#### Requirement:
Quote the data exactly, first line to the line containing "0.011, 0.007, 0.004, 0.002, 0.001]", with no pictures.
## Begin Data block
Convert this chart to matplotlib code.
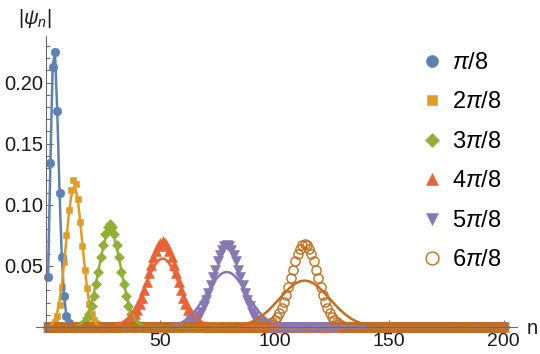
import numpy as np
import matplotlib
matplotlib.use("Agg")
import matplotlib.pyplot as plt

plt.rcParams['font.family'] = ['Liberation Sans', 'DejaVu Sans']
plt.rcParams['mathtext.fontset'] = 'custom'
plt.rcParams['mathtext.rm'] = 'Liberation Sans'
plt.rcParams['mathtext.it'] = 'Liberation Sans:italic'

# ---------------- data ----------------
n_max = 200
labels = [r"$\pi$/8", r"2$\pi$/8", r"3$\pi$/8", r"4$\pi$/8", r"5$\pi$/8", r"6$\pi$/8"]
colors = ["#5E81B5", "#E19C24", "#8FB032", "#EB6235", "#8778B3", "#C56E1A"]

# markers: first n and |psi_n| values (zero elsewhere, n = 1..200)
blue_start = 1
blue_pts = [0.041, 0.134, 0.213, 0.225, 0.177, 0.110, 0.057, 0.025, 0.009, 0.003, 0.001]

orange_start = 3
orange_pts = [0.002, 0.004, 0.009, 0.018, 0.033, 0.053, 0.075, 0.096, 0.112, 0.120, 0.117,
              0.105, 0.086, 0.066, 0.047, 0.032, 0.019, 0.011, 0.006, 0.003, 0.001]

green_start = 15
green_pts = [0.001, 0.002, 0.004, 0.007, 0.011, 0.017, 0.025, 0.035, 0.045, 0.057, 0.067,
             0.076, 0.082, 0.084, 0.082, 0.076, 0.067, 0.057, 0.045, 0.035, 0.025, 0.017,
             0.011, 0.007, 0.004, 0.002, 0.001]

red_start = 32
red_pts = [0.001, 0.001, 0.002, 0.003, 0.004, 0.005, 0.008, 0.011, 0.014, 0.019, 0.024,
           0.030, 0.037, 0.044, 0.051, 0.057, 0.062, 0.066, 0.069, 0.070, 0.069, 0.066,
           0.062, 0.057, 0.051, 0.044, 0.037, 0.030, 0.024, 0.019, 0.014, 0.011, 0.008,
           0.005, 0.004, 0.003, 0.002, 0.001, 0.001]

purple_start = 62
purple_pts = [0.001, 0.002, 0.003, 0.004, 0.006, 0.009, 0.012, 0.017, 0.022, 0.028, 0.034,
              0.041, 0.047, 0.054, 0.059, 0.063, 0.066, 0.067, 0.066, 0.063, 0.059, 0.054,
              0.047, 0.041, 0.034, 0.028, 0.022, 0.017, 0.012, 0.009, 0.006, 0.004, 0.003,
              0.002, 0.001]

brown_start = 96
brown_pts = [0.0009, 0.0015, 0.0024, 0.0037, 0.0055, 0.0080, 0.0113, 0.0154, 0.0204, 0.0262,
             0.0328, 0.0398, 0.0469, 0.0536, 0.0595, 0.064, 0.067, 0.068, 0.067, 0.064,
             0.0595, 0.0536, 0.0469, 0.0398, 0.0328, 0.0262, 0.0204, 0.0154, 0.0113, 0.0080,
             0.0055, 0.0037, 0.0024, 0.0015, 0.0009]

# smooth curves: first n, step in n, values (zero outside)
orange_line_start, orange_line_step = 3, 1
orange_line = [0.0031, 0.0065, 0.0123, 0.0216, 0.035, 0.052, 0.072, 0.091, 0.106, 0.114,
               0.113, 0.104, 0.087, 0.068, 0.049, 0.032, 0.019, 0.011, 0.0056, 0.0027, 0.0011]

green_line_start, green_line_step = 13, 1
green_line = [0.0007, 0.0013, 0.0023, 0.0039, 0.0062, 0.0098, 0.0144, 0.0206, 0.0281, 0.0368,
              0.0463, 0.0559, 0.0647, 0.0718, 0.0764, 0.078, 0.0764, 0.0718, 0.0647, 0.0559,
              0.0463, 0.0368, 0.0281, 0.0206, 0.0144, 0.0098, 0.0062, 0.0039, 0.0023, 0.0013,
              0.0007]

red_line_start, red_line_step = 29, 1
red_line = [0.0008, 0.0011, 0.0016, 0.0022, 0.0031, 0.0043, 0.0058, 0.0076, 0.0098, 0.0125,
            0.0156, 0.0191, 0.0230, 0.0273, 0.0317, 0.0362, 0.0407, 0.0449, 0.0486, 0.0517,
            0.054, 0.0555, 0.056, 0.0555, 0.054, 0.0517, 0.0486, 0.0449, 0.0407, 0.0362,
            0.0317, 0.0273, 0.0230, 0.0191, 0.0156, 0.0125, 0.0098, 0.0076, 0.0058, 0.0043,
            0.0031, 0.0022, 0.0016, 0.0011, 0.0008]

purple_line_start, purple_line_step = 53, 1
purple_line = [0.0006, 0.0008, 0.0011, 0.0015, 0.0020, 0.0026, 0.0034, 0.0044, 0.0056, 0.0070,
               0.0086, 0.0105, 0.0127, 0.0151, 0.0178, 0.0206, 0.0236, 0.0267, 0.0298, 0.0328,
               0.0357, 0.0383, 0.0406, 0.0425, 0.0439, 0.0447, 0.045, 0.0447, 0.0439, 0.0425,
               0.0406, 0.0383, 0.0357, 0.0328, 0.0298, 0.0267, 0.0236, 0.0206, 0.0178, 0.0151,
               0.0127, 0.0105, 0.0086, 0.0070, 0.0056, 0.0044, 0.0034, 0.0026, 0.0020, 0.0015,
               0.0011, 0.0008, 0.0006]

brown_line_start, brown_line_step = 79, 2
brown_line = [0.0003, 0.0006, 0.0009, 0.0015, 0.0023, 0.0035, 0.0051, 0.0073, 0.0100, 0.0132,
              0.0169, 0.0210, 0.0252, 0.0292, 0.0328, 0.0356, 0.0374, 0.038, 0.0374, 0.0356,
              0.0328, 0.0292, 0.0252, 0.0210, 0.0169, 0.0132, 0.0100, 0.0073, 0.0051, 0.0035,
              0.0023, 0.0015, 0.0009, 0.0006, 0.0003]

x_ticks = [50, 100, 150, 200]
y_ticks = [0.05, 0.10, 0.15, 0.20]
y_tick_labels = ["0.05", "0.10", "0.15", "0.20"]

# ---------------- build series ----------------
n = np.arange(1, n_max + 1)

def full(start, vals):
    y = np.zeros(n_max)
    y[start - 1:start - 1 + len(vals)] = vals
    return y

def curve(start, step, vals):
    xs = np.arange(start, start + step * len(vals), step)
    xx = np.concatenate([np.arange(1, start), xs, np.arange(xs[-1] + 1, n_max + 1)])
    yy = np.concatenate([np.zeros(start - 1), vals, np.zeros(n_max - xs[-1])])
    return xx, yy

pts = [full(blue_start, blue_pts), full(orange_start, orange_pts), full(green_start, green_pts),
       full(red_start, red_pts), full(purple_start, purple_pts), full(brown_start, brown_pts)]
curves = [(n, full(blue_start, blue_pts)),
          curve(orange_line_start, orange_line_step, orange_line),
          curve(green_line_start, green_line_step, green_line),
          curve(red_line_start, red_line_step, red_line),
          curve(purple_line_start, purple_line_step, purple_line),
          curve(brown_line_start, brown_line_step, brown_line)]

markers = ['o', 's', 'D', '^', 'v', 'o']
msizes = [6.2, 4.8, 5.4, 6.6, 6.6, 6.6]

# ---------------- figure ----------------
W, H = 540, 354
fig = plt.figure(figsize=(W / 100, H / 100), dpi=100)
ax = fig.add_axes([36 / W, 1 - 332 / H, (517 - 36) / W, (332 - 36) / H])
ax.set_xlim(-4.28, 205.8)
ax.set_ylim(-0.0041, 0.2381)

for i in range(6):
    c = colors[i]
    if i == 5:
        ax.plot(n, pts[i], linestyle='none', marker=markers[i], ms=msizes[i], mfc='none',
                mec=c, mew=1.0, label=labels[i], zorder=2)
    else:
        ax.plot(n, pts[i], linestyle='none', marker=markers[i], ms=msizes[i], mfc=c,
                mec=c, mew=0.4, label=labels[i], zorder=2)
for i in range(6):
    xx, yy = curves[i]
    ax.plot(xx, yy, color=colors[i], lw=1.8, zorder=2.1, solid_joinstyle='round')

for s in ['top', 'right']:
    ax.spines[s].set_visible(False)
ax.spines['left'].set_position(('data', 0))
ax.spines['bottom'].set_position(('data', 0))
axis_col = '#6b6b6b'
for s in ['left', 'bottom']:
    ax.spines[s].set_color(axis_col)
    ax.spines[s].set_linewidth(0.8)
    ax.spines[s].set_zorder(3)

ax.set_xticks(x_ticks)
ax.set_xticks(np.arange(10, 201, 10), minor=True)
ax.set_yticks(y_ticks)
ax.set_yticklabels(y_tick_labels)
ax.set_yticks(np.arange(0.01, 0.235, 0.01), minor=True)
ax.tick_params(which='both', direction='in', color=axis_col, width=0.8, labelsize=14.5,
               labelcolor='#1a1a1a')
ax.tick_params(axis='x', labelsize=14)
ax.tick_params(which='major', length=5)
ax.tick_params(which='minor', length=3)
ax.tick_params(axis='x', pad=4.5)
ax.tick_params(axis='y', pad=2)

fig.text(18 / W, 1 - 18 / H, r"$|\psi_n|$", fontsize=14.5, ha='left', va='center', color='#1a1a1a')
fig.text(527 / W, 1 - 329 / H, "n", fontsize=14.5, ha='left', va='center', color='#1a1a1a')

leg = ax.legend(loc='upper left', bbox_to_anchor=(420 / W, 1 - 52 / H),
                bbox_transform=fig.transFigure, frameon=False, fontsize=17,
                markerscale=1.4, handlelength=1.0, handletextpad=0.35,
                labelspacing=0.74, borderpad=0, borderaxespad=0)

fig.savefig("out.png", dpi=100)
## End Data block
#### Completed task:
Convert this chart to matplotlib code.
import numpy as np
import matplotlib
matplotlib.use("Agg")
import matplotlib.pyplot as plt

plt.rcParams['font.family'] = ['Liberation Sans', 'DejaVu Sans']
plt.rcParams['mathtext.fontset'] = 'custom'
plt.rcParams['mathtext.rm'] = 'Liberation Sans'
plt.rcParams['mathtext.it'] = 'Liberation Sans:italic'

# ---------------- data ----------------
n_max = 200
labels = [r"$\pi$/8", r"2$\pi$/8", r"3$\pi$/8", r"4$\pi$/8", r"5$\pi$/8", r"6$\pi$/8"]
colors = ["#5E81B5", "#E19C24", "#8FB032", "#EB6235", "#8778B3", "#C56E1A"]

# markers: first n and |psi_n| values (zero elsewhere, n = 1..200)
blue_start = 1
blue_pts = [0.041, 0.134, 0.213, 0.225, 0.177, 0.110, 0.057, 0.025, 0.009, 0.003, 0.001]

orange_start = 3
orange_pts = [0.002, 0.004, 0.009, 0.018, 0.033, 0.053, 0.075, 0.096, 0.112, 0.120, 0.117,
              0.105, 0.086, 0.066, 0.047, 0.032, 0.019, 0.011, 0.006, 0.003, 0.001]

green_start = 15
green_pts = [0.001, 0.002, 0.004, 0.007, 0.011, 0.017, 0.025, 0.035, 0.045, 0.057, 0.067,
             0.076, 0.082, 0.084, 0.082, 0.076, 0.067, 0.057, 0.045, 0.035, 0.025, 0.017,
             0.011, 0.007, 0.004, 0.002, 0.001]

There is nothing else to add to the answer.